日方数管齐下,袁世凯、李鸿章步步被动。在朝鲜以往的几次变乱中,表现得异常勇武敢为的袁世凯,以匹夫之勇面对错综复杂的外交军政攻势,显得力不从心。
8日上午,袁世凯致电李鸿章,称东学党溃不成军,援朝清军“似可撤兵,庶得体而免生枝节”。[24]紧接着,李鸿章又收到一份袁世凯来电,称刚刚收到日本驻朝使馆代办的密信,告知日本派兵入朝目的是“调护使馆”,“无他意”。得到日本驻朝公使馆的保证,袁世凯又立刻胆壮气扬,朝鲜国王因为听闻日本将要出兵,派人告知袁世凯,“请华兵毋遽下岸,尤毋须进兵”,袁世凯则信心万丈地称中国自有办法通过外交阻止日军派兵,如果不能阻止,中国会增兵与日军抗衡。同时,他电报李鸿章,改称“不能因倭调兵遽停进云”。
此时,运送中国派朝军首批部队的“图南”轮船刚刚抵达袁世凯指定的登陆点——牙山湾,尚未实施登陆。如果袁世凯当机立断,命令其留在海面上静观时局变化,必然会让借口中国出兵、自己也可以出兵的日本陷入被动。但是袁世凯对局势判断错误,未能踩下刹车,反而一脚踏中油门。
9日,聂士成率领的援韩清军先头部队在牙山踏上朝鲜土地。同一天夜间10时,日本驻朝鲜公使大鸟圭介带领武装警察和海军水兵队数百人登陆仁川。听闻日军登陆的消息,袁世凯寄希望于朝鲜政府和列强驻朝外交官帮助劝阻,但全部无效,10日下午6时,大鸟圭介率领日军冒雨进入了朝鲜首都汉城。
清政府派兵,凭着属国的正式邀请,但这种宗属关系并不被国际法所承认。日本政府不请自来派出军队,属于没有朝鲜政府请求的无理举动,却因为《天津条约》约文不严,拥有国际法依据。这一事前完全没有料到的局面,在清政府内被迅速提升到高层决策领域进行讨论,总理衙门的大致意见是“日乘韩乱,以兵胁议,又托言由华照会兵出,阴鸷极矣”,命令袁世凯就地在朝鲜与日本进行会商,以外交方式解决争端。面临日方不顾朝鲜政府拦阻,强行进兵汉城的举动,身处汉城使馆内的袁世凯仍未引起警觉,一厢情愿地认为日本是因东学党占领全州,韩乱未平,所以如此。“倭与华争体面,兵来非战”“速设法除全匪,全复,华兵去,倭自息。”[25]

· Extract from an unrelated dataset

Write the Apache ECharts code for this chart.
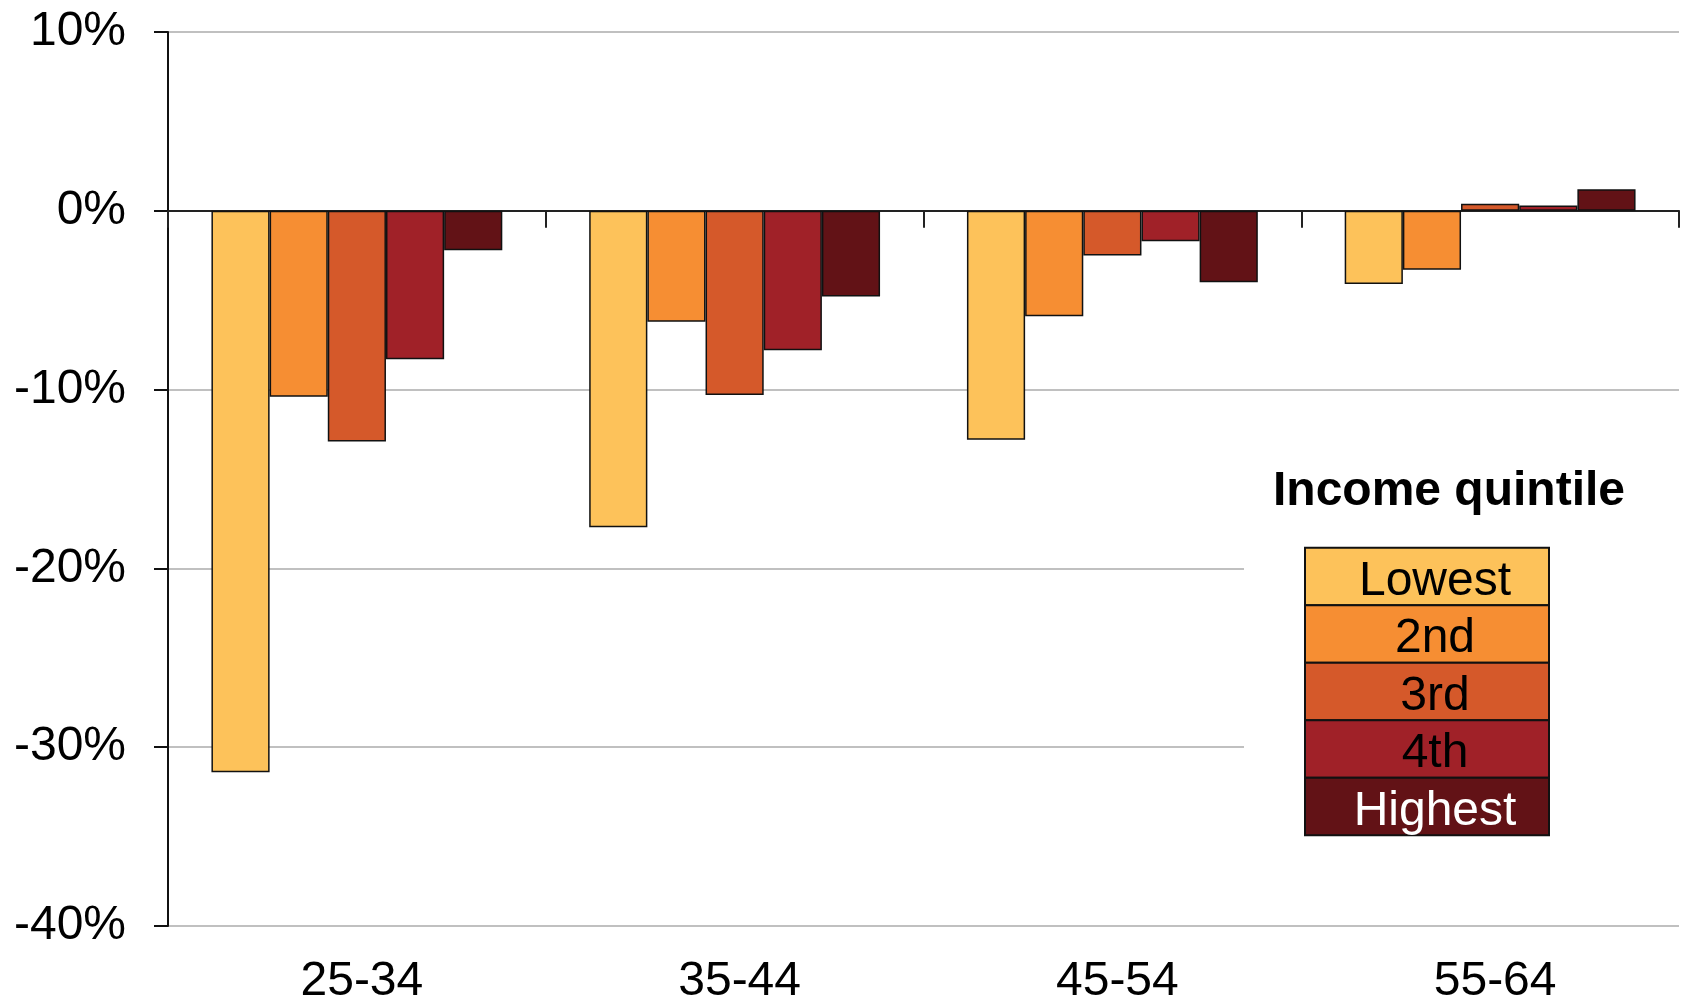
<!DOCTYPE html>
<html>
<head>
<meta charset="utf-8">
<script src="https://cdn.jsdelivr.net/npm/echarts@6/dist/echarts.min.js"></script>
<style>
html,body{margin:0;padding:0;background:#fff;overflow:hidden;width:1683px;height:1001px;}
#chart{width:1683px;height:1001px;}
</style>
</head>
<body>
<div id="chart"></div>
<script>
var categories = ['25-34', '35-44', '45-54', '55-64'];
var seriesNames = ['Lowest', '2nd', '3rd', '4th', 'Highest'];
var colors = ['#FDC25A', '#F68E33', '#D5592A', '#A02128', '#621216'];
var labelColors = ['#000', '#000', '#000', '#000', '#fff'];
var lowest  = [-31.4, -17.7, -12.8, -4.1];
var second  = [-10.4, -6.2, -5.9, -3.3];
var third   = [-12.9, -10.3, -2.5, 0.4];
var fourth  = [-8.3, -7.8, -1.7, 0.3];
var highest = [-2.2, -4.8, -4.0, 1.2];
var values = [lowest, second, third, fourth, highest];
var legendTitle = 'Income quintile';

var FONT = '"Liberation Sans", Arial, sans-serif';
var chart = echarts.init(document.getElementById('chart'));

var series = seriesNames.map(function (n, i) {
  return {
    name: n, type: 'bar', xAxisIndex: 0, yAxisIndex: 0,
    data: values[i],
    barGap: '0%', barCategoryGap: '23%',
    itemStyle: { color: colors[i], borderColor: '#111', borderWidth: 1.5 }
  };
});

var graphics = [{
  type: 'rect', z: 5,
  shape: { x: 1244, y: 420, width: 439, height: 480 },
  style: { fill: '#fff' }
}, {
  type: 'text', z: 6, x: 1449, y: 492,
  style: { text: legendTitle, font: 'bold 48px ' + FONT, fill: '#000', textAlign: 'center', textVerticalAlign: 'middle' }
}];
var rowH = 57.5, boxX = 1305, boxY = 547.7, boxW = 244;
seriesNames.forEach(function (n, i) {
  graphics.push({
    type: 'rect', z: 6,
    shape: { x: boxX, y: boxY + i * rowH, width: boxW, height: rowH },
    style: { fill: colors[i], stroke: '#111', lineWidth: 2 }
  });
  graphics.push({
    type: 'text', z: 7, x: 1435, y: boxY + i * rowH + rowH / 2 + 5,
    style: { text: n, font: '48px ' + FONT, fill: labelColors[i], textAlign: 'center', textVerticalAlign: 'middle' }
  });
});

chart.setOption({
  animation: false,
  backgroundColor: '#fff',
  grid: { left: 168, right: 4, top: 32, bottom: 75, containLabel: false, outerBoundsMode: 'none' },
  xAxis: [{
    type: 'category', data: categories,
    axisLine: { onZero: true, lineStyle: { color: '#222', width: 2 } },
    axisTick: { show: true, inside: false, length: 17, alignWithLabel: false, lineStyle: { color: '#222', width: 2 } },
    axisLabel: { show: false },
    splitLine: { show: false }
  }, {
    type: 'category', data: categories, position: 'bottom',
    axisLine: { show: false }, axisTick: { show: false },
    axisLabel: { show: true, fontSize: 48, fontFamily: FONT, color: '#000', margin: 32, padding: [0, 0, 0, 10] }
  }],
  yAxis: {
    type: 'value', min: -40, max: 10, interval: 10,
    axisLine: { show: true, lineStyle: { color: '#111', width: 2 } },
    axisTick: { show: true, length: 14, lineStyle: { color: '#111', width: 2 } },
    axisLabel: { fontSize: 48, fontFamily: FONT, color: '#000', margin: 42, formatter: '{value}%' },
    splitLine: { show: true, lineStyle: { color: '#C0C0C0', width: 2 } }
  },
  series: series,
  graphic: graphics
});
</script>
</body>
</html>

如果说此前进入汉城的只是日本警察和军舰上的海军官兵,人数只有数百人,尚可以理解为保护使署的话,12日,日本陆军正规军——混成旅团的先头部队第十一联队一大队及工兵小队继又在仁川登陆,[26]而就在前一天,东学党因为和政府签署了休战协定,已经撤出全州,烟消云散了。这时日本还继续派来军队,显示着事态的性质已不是保卫使馆、商民这么简单。